OT Lectionary 27th April Easter 2 Ex 14:10-31, 15:20-21

‘Sing to the Lord,
for he is highly exalted.
Both horse and driver
he has hurled into the sea.’

Let’s be honest: it does go against the grain a bit to celebrate death. We’re all jolly glad that the poor enslaved Israelites have managed to escape from that nasty Pharaoh, but was it really necessary to end the business with a mass drowning? In the past victories in battle were celebrated with great jubilation. But nowadays we’ve reached perhaps more enlightened times when we understand that warfare actually has no victors: the whole business is destructive too all concerned, and the slaughter of those whom we perceive to be our enemies, along no doubt with some ‘collateral damage’ to innocent bystanders, is hardly something to make a song and dance about. So what are we to make of today’s OT, where we see the death of the Egyptians as a necessary concomitant of the liberation of Israel, and an outbreak of jubilant praise by Miriam and the girls.

 

File:Figures Pharaoh and His Host Drowned in the Red Sea (parted right).jpg

Indeed this is a problem for other parts of the OT. In 40 years’ time the Israelites are going to arrive finally at the Land promised to them by God, and they are going to be instructed to wipe out all the inhabitants unmercifully. The fact that they fail to do so, and are therefore nicer than God is, is going to get them into all kinds of trouble, according to the OT storytellers. So how do we cope with the destruction of enemies in the Scriptures, and what might it all mean for us today?

I think there are two approaches we might make to this problem, the individual and the spiritual. First of all it seems to be a natural law that whenever there are winners there are also losers. Egypt had so frequently and so deliberately hardened its corporate heart against God, who had given them so many opportunities to obey him, that they had forced themselves into a position where the only way for Israel to win her liberation was through their defeat. Pharaoh could at any point have compromised or even just given in, but he refused to do so, and the nation bore the consequences. (Of course the fate of individual soldiers who were ‘just obeying orders’ is of no interest to the OT writers who were untainted by enlightenment individualism and always thought ‘corporate’.) I think there’s something here about both the power of national leadership to affect the well-being (or otherwise) of the whole nation, and the responsibility of people to make sure they’re on the right side. Actions have consequences, and to align ourselves with evil means that we pay the piper sooner or later.
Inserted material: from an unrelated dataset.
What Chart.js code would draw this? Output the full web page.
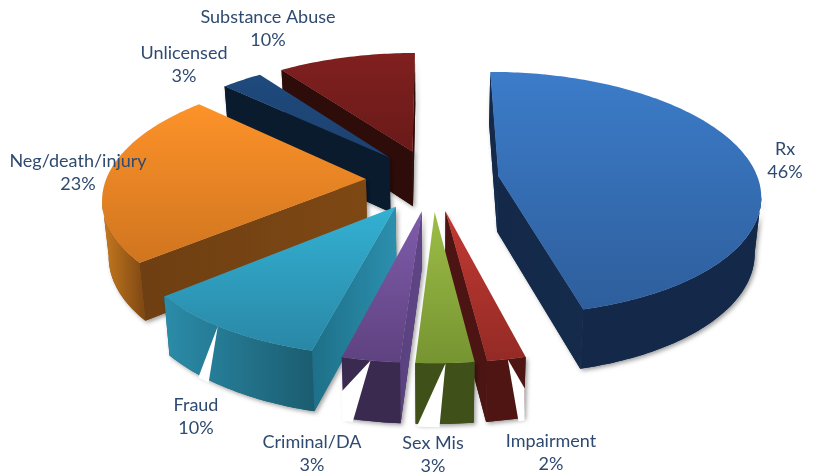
<!DOCTYPE html>
<html>
<head>
<meta charset="utf-8">
<title>Complaint types</title>
<script src="https://cdn.jsdelivr.net/npm/chart.js@4"></script>
<style>
  html, body { margin: 0; padding: 0; background: #fff; }
  #box { width: 817px; height: 475px; }
</style>
</head>
<body>
<div id="box"><canvas id="chart" width="817" height="475"></canvas></div>
<script>
// Share of complaints by type, clockwise from twelve o'clock
const categories = ['Rx', 'Impairment', 'Sex Mis', 'Criminal/DA', 'Fraud', 'Neg/death/injury', 'Unlicensed', 'Substance Abuse'];
const shares = [46, 2, 3, 3, 10, 23, 3, 10];

// Face colours for each slice
const topLight = ['#3c7cc9', '#c23a33', '#9dbd47', '#7f5cab', '#33b1d3', '#fd9229', '#1f4a7d', '#80201f'];
const topDark = ['#2e5e9c', '#942a25', '#769431', '#5f4280', '#2a87a6', '#d0751f', '#1c4170', '#691a19'];
const arcWallLeft = ['#14294a', '#4e1513', '#3f5019', '#3b2a50', '#2b8ca9', '#c87a1e', '#0a1b2e', '#2e0c0a'];
const arcWallRight = ['#14294a', '#4e1513', '#3f5019', '#3b2a50', '#1b5c70', '#7c4713', '#0a1b2e', '#2e0c0a'];
const sideWallLeft = ['#14294a', '#4c1513', '#3f5019', '#5a4180', '#1d7088', '#6e3f12', '#0a1b2e', '#2e0c0a'];
const sideWallRight = ['#152b4b', '#4c1513', '#3f5019', '#5f4585', '#2c8fae', '#7e4814', '#0a1b2e', '#2e0c0a'];

// Breaks in the outer wall: apex on the rim, then corners as [arc fraction, depth fraction]
const wallBreaks = [
  null,
  [[0.47, 0], [0, 0.52], [-0.02, 1.05], [0.14, 1.05]],
  [[0.49, 0], [0.98, 1.05], [0.59, 1.05]],
  [[0.5, 0], [1.02, 0.57], [1.02, 1.05], [0.84, 1.05]],
  [[0.56, 0], [0.74, 1.05], [0.66, 1.05]],
  null, null, null
];

// Label anchors (centre x, first line middle y)
const labelSpots = [[785, 149], [551, 441], [433, 443], [312, 442], [196, 405], [78, 161], [184, 53], [268, 17]];
const labelLeading = 23.5;
const labelFont = '18px Lato';
const labelColor = '#2f4a70';

// Tilted view of the pie plane
const view = { cx: 432.5, cy: 180, a: 260, b: 120, p: 0.141 };
function project(u, v) {
  const w = 1 - view.p * v;
  return { x: view.cx + view.a * u / w, y: view.cy + view.b * v / w };
}
// Point on the lower face below a point of the upper face
function dropped(pt) {
  return { x: pt.x - (pt.x - view.cx) * 0.02, y: pt.y + 50 + 0.03 * pt.y };
}

function tracePoly(ctx, pts) {
  ctx.beginPath();
  pts.forEach((p, i) => (i ? ctx.lineTo(p.x, p.y) : ctx.moveTo(p.x, p.y)));
  ctx.closePath();
}
function xGradient(ctx, pts, left, right) {
  const xs = pts.map(p => p.x);
  const g = ctx.createLinearGradient(Math.min(...xs), 0, Math.max(...xs) + 0.01, 0);
  g.addColorStop(0, left);
  g.addColorStop(1, right);
  return g;
}
function wallQuad(a, b) {
  return [...a, ...b.map(dropped).reverse()];
}

const tiltedPie = {
  id: 'tiltedPie',
  beforeDatasetDraw(chart, args) {
    const ctx = chart.ctx;
    const arcs = chart.getDatasetMeta(args.index).data;
    const parts = arcs.map((arc, i) => {
      const { startAngle, endAngle, outerRadius } = arc.getProps(['startAngle', 'endAngle', 'outerRadius'], true);
      const mid = (startAngle + endAngle) / 2;
      const e = arc.options.offset / outerRadius;
      const ox = e * Math.cos(mid), oy = e * Math.sin(mid);
      const at = t => project(ox + Math.cos(t), oy + Math.sin(t));
      const tip = project(ox, oy);
      const steps = Math.max(8, Math.ceil((endAngle - startAngle) * 180 / Math.PI));
      const rim = [];
      for (let s = 0; s <= steps; s++) rim.push(at(startAngle + (endAngle - startAngle) * s / steps));
      return { i, mid, tip, rim, at, startAngle, endAngle, depthKey: oy + Math.sin(mid) };
    }).sort((a, b) => a.depthKey - b.depthKey);

    parts.forEach(part => {
      const { i, tip, rim, at, startAngle, endAngle } = part;
      const top = [tip, ...rim];
      const walls = [];
      // A face shows when its rim edge runs leftwards in clockwise order
      const first = rim[0], last = rim[rim.length - 1];
      if (first.x < tip.x) walls.push({ pts: wallQuad([tip, first], [tip, first]), l: sideWallLeft[i], r: sideWallRight[i] });
      if (tip.x < last.x) walls.push({ pts: wallQuad([last, tip], [last, tip]), l: sideWallLeft[i], r: sideWallRight[i] });
      const shown = [];
      rim.forEach((p, k) => {
        const onLeftward = (k < rim.length - 1 && rim[k + 1].x < p.x) || (k > 0 && p.x < rim[k - 1].x);
        if (onLeftward) shown.push(p);
      });
      if (shown.length > 1) walls.push({ pts: wallQuad(shown, shown), l: arcWallLeft[i], r: arcWallRight[i] });

      // Soft drop shadow behind the whole solid
      ctx.save();
      ctx.shadowColor = 'rgba(0,0,0,0.38)';
      ctx.shadowBlur = 4;
      ctx.shadowOffsetX = 2;
      ctx.shadowOffsetY = 2;
      ctx.fillStyle = arcWallRight[i];
      walls.forEach(w => { tracePoly(ctx, w.pts); ctx.fill(); });
      ctx.restore();

      walls.forEach(w => {
        tracePoly(ctx, w.pts);
        ctx.fillStyle = xGradient(ctx, w.pts, w.l, w.r);
        ctx.fill();
      });

      if (wallBreaks[i]) {
        const corners = wallBreaks[i].map(([s, d]) => {
          const up = at(startAngle + (endAngle - startAngle) * s);
          const low = dropped(up);
          return { x: up.x + (low.x - up.x) * d, y: up.y + (low.y - up.y) * d };
        });
        tracePoly(ctx, corners);
        ctx.fillStyle = '#ffffff';
        ctx.fill();
      }

      const ys = top.map(p => p.y);
      const grad = ctx.createLinearGradient(0, Math.min(...ys), 0, Math.max(...ys));
      grad.addColorStop(0, topLight[i]);
      grad.addColorStop(1, topDark[i]);
      tracePoly(ctx, top);
      ctx.fillStyle = grad;
      ctx.fill();
    });
    return false;
  },
  afterDatasetsDraw(chart) {
    const ctx = chart.ctx;
    ctx.save();
    ctx.font = labelFont;
    ctx.fillStyle = labelColor;
    ctx.textAlign = 'center';
    ctx.textBaseline = 'middle';
    categories.forEach((name, i) => {
      const [x, y] = labelSpots[i];
      ctx.fillText(name, x, y);
      ctx.fillText(shares[i] + '%', x, y + labelLeading);
    });
    ctx.restore();
  }
};

new Chart(document.getElementById('chart'), {
  type: 'pie',
  data: {
    labels: categories,
    datasets: [{ data: shares, backgroundColor: topLight, borderWidth: 0, offset: 54 }]
  },
  options: {
    responsive: false,
    animation: false,
    rotation: 0,
    layout: { padding: 0 },
    plugins: { legend: { display: false }, tooltip: { enabled: false } }
  },
  plugins: [tiltedPie]
});
</script>
</body>
</html>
Egypt paid that price, and after giving them so many chances to change their position of fixed opposition to him, God can hardly be blamed for punishing them. Indeed he reaches the point where we’re told he ‘hardens Pharaoh’s heart’, realising this is going nowhere so let’s just get it over with. The same is true of the genocide at the time of the conquest: the Bible’s take on this is that it wasn’t that Israel was holy, but that the Canaanite nations were so offensive to God and richly deserved their come-uppance (Deut 9:5). Where we place ourselves, the way we live, to whom we are aligned, matters. No excuses.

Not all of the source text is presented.